L’optimisation sociale du droit de propriété à travers le mécanisme du Bail Réel Solidaire

Dernière mise à jour : 26 avr. 2021

La Foncière de la Ville de Paris, organisme de foncier solidaire (OFS), offrait au début du mois ses premiers logements en accession, à des prix réduits presque de moitié, à destination de familles de classe moyenne grâce au dispositif du bail réel solidaire (BRS).


Issu de la loi n°2014-699 du 24 mars 2014 et de l’ordonnance n° 2016-985 du 20 juillet 2016, ce dispositif s’inspire du mécanisme américain des Community Land Trusts. Il vise à développer l’accession sociale à la propriété en s’appuyant sur une dissociation perpétuelle de la propriété du sol et des constructions. En dissociant le coût du foncier du coût du bâti, le prix d’achat du logement (correspondant au bâti) est diminué. Le prix de revente est également amoindri et encadré.


Cet outil juridique facilite l’accès à la propriété à travers un mécanisme innovant (I) et largement encadré (II), au profit d’une forte utilité sociale (III).


I – Un outil juridique pour favoriser l’accession à la propriété


A but non lucratif, l’organisme de foncier solidaire (OFS) est un organisme public ou privé agréé par l’État qui a pour objet d’acquérir et gérer des terrains, bâtis ou non, en vue de réaliser des logements et équipements collectifs (L. 329-1 et suivants du Code de l’Urbanisme). L’OFS dispose de la compétence exclusive pour octroyer des baux réels solidaires (BRS), régis par les articles L. 255-1 à L. 255-19 du Code de la construction et de l’habitation. Le BRS est consenti à un preneur pour une durée comprise entre 18 et 99 ans, en vue de la location ou de l’accession à la propriété de logements devant être occupés à titre de résidence principale.


La nature non lucrative de l’OFS présuppose la finalité du BSR et le distingue des autres baux conférant un droit réel immobilier. Le Rapport au président de la République relatif à l’ordonnance sur-citée le rappelle : l’OFS est un « nouvel acteur foncier dont l’objet est notamment de constituer un parc pérenne d’accession à la propriété ou à la location de ménages modestes ». Le dispositif ouvre ainsi aux personnes et familles les moins aisés l’accès à la propriété de leur résidence principale dans une zone où ils n’auraient pas la capacité financière suffisante pour acheter au prix du marché.

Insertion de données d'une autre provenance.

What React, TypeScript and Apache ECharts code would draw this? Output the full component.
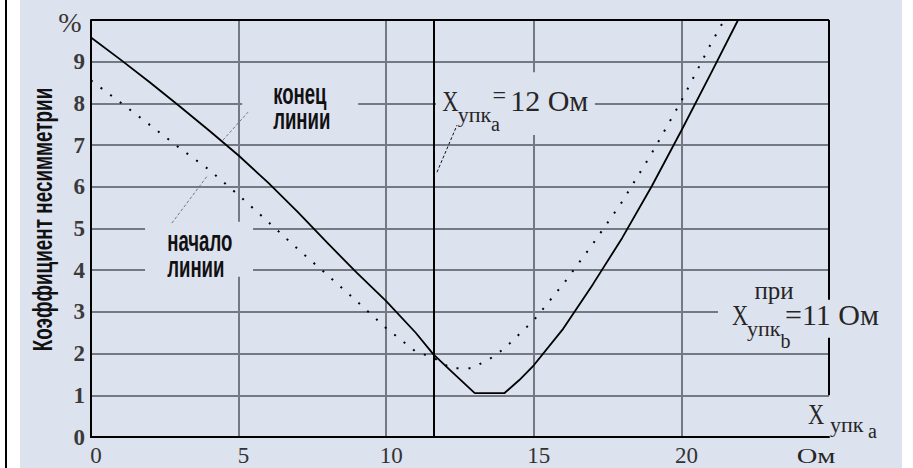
import React, { useEffect, useRef } from "react";
import * as echarts from "echarts";

// ---- data ----
const xMin = 0;
const xMax = 25;
const xInterval = 5;
const yMin = 0;
const yMax = 10;
const yInterval = 1;
const yAxisTitle = "Коэффициент несимметрии";
const yUnit = "%";
const xUnit = "Ом";

// "конец линии" curve (solid)
const solidX = [0, 1, 2, 3, 4, 5, 6, 7, 8, 9, 10, 11, 11.6, 12.2, 13, 14, 14.5, 15, 16, 17, 18, 19, 20, 21, 21.92];
const solidY = [9.58, 9.05, 8.5, 7.93, 7.35, 6.75, 6.1, 5.4, 4.66, 3.94, 3.26, 2.5, 1.98, 1.58, 1.05, 1.05, 1.36, 1.72, 2.6, 3.66, 4.78, 6.02, 7.35, 8.72, 10.0];

// "начало линии" curve (dotted)
const dottedX = [0, 1, 2, 3, 4, 5, 6, 7, 8, 9, 10, 11, 11.6, 12.2, 12.9, 13.5, 14, 15, 16, 17, 18, 19, 20, 21, 21.45];
const dottedY = [8.55, 8.02, 7.48, 6.93, 6.41, 5.8, 5.16, 4.51, 3.89, 3.26, 2.61, 2.05, 1.9, 1.65, 1.65, 1.87, 2.12, 2.8, 3.67, 4.63, 5.65, 6.81, 8.06, 9.43, 10.0];

const markerX = 11.6; // X_упк_a = 12 Ом vertical line

export default function App() {
  const ref = useRef<HTMLDivElement>(null);
  useEffect(() => {
    const chart = echarts.init(ref.current!, null, { renderer: "svg" });
    const GRID = "#747983";
    const BG = "#dde2ef";
    const SERIF = "'Liberation Serif', 'Times New Roman', serif";
    const SANS = "'Liberation Sans', Arial, sans-serif";
    const TXT = "#262626";

    chart.setOption({
      animation: false,
      grid: { left: 91, top: 20, right: 84, bottom: 31 },
      xAxis: {
        type: "value",
        min: xMin,
        max: xMax,
        interval: xInterval,
        axisLine: { show: true, onZero: false, lineStyle: { color: "#000", width: 2 } },
        axisTick: { show: false },
        splitLine: { show: true, showMinLine: false, showMaxLine: false, lineStyle: { color: GRID, width: 2 } },
        axisLabel: {
          margin: 7,
          color: "#333",
          fontFamily: SERIF,
          fontSize: 23,
          padding: [0, 0, 0, 10],
          formatter: (v: number) => (v === xMax ? "" : String(v)),
        },
      },
      yAxis: {
        type: "value",
        min: yMin,
        max: yMax,
        interval: yInterval,
        axisLine: { show: true, lineStyle: { color: "#000", width: 2 } },
        axisTick: { show: false },
        splitLine: { show: true, showMinLine: false, showMaxLine: false, lineStyle: { color: GRID, width: 2 } },
        axisLabel: {
          margin: 6,
          color: "#3a3a3a",
          fontFamily: SERIF,
          fontWeight: "bold",
          fontSize: 23,
          padding: [4, 0, 0, 0],
          formatter: (v: number) => (v === yMax ? "" : String(v)),
        },
      },
      series: [
        {
          name: "конец линии",
          type: "line",
          data: solidX.map((x, i) => [x, solidY[i]]),
          symbol: "none",
          lineStyle: { color: "#000", width: 1.8 },
          z: 4,
          markLine: {
            silent: true,
            symbol: ["none", "none"],
            label: { show: false },
            lineStyle: { color: "#000", width: 2, type: "solid" },
            emphasis: { disabled: true },
            data: [
              { xAxis: markerX },
              { yAxis: yMax },
              [{ coord: [xMax, yMax] }, { coord: [xMax, 3.29] }],
              [{ coord: [xMax, 2.38] }, { coord: [xMax, 1] }],
            ],
          },
        },
        {
          name: "начало линии",
          type: "line",
          data: dottedX.map((x, i) => [x, dottedY[i]]),
          symbol: "none",
          lineStyle: { color: "#000", width: 2, type: [2, 10] },
          z: 4,
        },
      ],
    });

    const p = (x: number, y: number) => chart.convertToPixel({ gridIndex: 0 }, [x, y]) as number[];
    const box = (x1: number, y1: number, x2: number, y2: number) => {
      const a = p(x1, y1);
      const b = p(x2, y2);
      return {
        type: "rect",
        z: 1,
        silent: true,
        shape: { x: a[0], y: a[1], width: b[0] - a[0], height: b[1] - a[1] },
        style: { fill: BG },
      };
    };
    const leader = (x1: number, y1: number, x2: number, y2: number, color: string) => {
      const a = p(x1, y1);
      const b = p(x2, y2);
      return {
        type: "line",
        z: 3,
        silent: true,
        shape: { x1: a[0], y1: a[1], x2: b[0], y2: b[1] },
        style: { stroke: color, lineWidth: 1, lineDash: [3, 2] },
      };
    };
    const at = (
      px: number,
      py: number,
      text: string,
      font: string,
      align: string = "left",
      extra: any = {}
    ) => ({
      type: "text",
      z: 5,
      silent: true,
      x: px,
      y: py,
      ...extra,
      style: { text, font, fill: TXT, align, verticalAlign: "middle", ...(extra.style || {}) },
    });
    const txt = (x: number, y: number, text: string, font: string, align: string = "left", extra: any = {}) => {
      const a = p(x, y);
      return at(a[0], a[1], text, font, align, extra);
    };
    const f = (size: number, fam: string, w = "normal") => `${w} ${size}px ${fam}`;
    const origin = p(xMin, yMin);
    const corner = p(xMax, yMax);
    const mid = p(xMin, (yMin + yMax) / 2);

    chart.setOption({
      graphic: [
        // gaps in the grid behind the labels
        box(5.12, 8.68, 9.05, 7.24),
        box(1.83, 5.16, 5.49, 3.84),
        box(11.69, 8.75, 17.07, 7.24),
        box(21.24, 3.29, 25.1, 2.38),
        // leader lines
        leader(4.47, 7.12, 5.32, 7.79, "#777"),
        leader(2.74, 5.13, 3.96, 6.28, "#777"),
        leader(11.72, 6.35, 12.4, 7.48, "#111"),
        // "конец линии" / "начало линии"
        txt(6.17, 7.94, "конец\nлинии", f(30, SANS, "bold"), "left", {
          scaleX: 0.62,
          style: { fill: "#111", lineHeight: 25 },
        }),
        txt(2.58, 4.41, "начало\nлинии", f(30, SANS, "bold"), "left", {
          scaleX: 0.62,
          style: { fill: "#111", lineHeight: 26 },
        }),
        // X_упк_a = 12 Ом
        txt(11.9, 8.07, "X", f(30, SERIF), "left", { scaleX: 0.75 }),
        txt(12.42, 7.74, "упк", f(22, SERIF)),
        txt(13.55, 7.5, "a", f(20, SERIF)),
        txt(13.6, 8.2, "=", f(24, SERIF)),
        txt(14.2, 8.07, "12 Ом", f(30, SERIF)),
        // при X_упк_b = 11 Ом
        txt(23.14, 3.52, "при", f(25, SERIF), "center", { style: { lineHeight: 22 } }),
        txt(21.71, 2.92, "X", f(30, SERIF), "left", { scaleX: 0.75, style: { lineHeight: 24 } }),
        txt(22.22, 2.6, "упк", f(22, SERIF), "left", { style: { lineHeight: 20 } }),
        txt(23.36, 2.3, "b", f(20, SERIF), "left", { style: { lineHeight: 16 } }),
        txt(23.51, 2.94, "=11 Ом", f(30, SERIF), "left", { style: { lineHeight: 21 } }),
        // axis units
        at(corner[0] - 21, origin[1] - 23, "X", f(30, SERIF), "left", { scaleX: 0.75 }),
        at(corner[0] + 1, origin[1] - 13, "упк", f(22, SERIF)),
        at(corner[0] + 39, origin[1] - 6, "a", f(20, SERIF)),
        at(corner[0] - 13, origin[1] + 19, xUnit, f(22, SERIF), "center", { scaleX: 1.3, style: { lineHeight: 16 } }),
        at(origin[0] - 21, corner[1] + 2, yUnit, f(28, SERIF), "center", { style: { fill: "#3a3530" } }),
        // y axis title
        at(origin[0] - 48, mid[1] - 9, yAxisTitle, f(27, SANS, "bold"), "center", {
          rotation: Math.PI / 2,
          scaleX: 0.7,
          style: { fill: "#111" },
        }),
      ],
    });

    return () => chart.dispose();
  }, []);

  return (
    <div style={{ position: "fixed", left: 0, top: 0, width: 913, height: 468, background: "#fff", overflow: "hidden" }}>
      <div style={{ position: "absolute", left: 5, top: 0, width: 1.5, height: 468, background: "#000" }} />
      <div style={{ position: "absolute", left: 20, top: 0, width: 882, height: 468, background: "#dde2ef" }} />
      <div ref={ref} style={{ position: "absolute", left: 0, top: 0, width: 913, height: 468 }} />
    </div>
  );
}
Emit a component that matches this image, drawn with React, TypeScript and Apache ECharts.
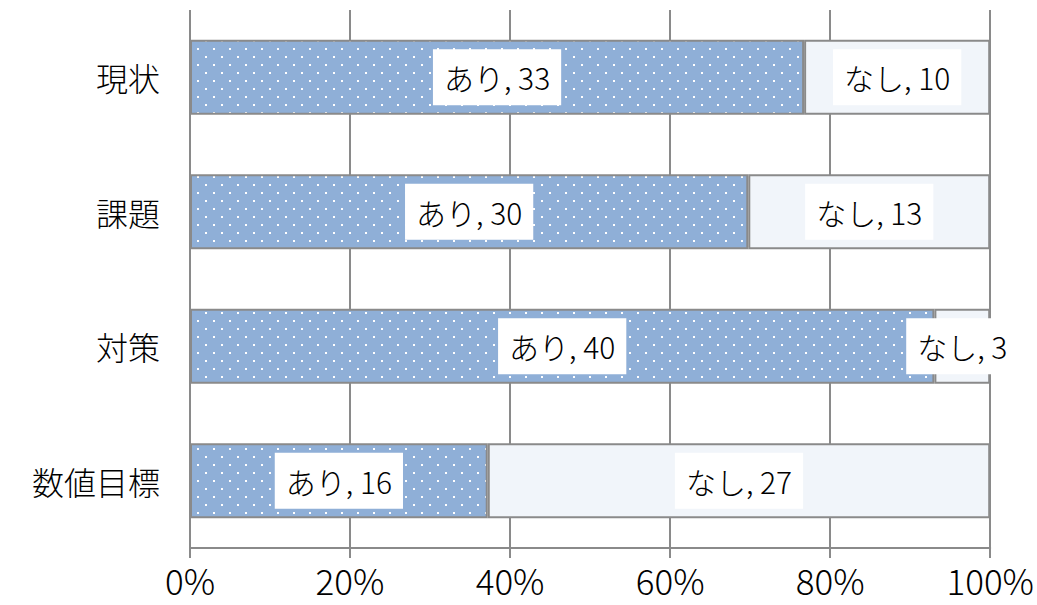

II – Un régime favorable soumis à de strictes conditions


La conclusion du bail, de par sa finalité, est encadrée par des conditions strictes, pesant tant sur le preneur (a) que sur le bailleur (b).


a. Les conditions tenant au preneur


Le BRS ayant pour vocation de faciliter l’accès à la propriété à des ménages modestes, sa conclusion est nécessairement soumise à des conditions de plafond de ressources, fixées annuellement par décret en Conseil d’État. Ce plafond repose sur la zone géographique, définie en fonction de la tension immobilière (plus celle-ci est forte, plus le plafond est relevé), le nombre de personnes composant le foyer fiscal et le total des revenus imposables pris sur l’année N-2.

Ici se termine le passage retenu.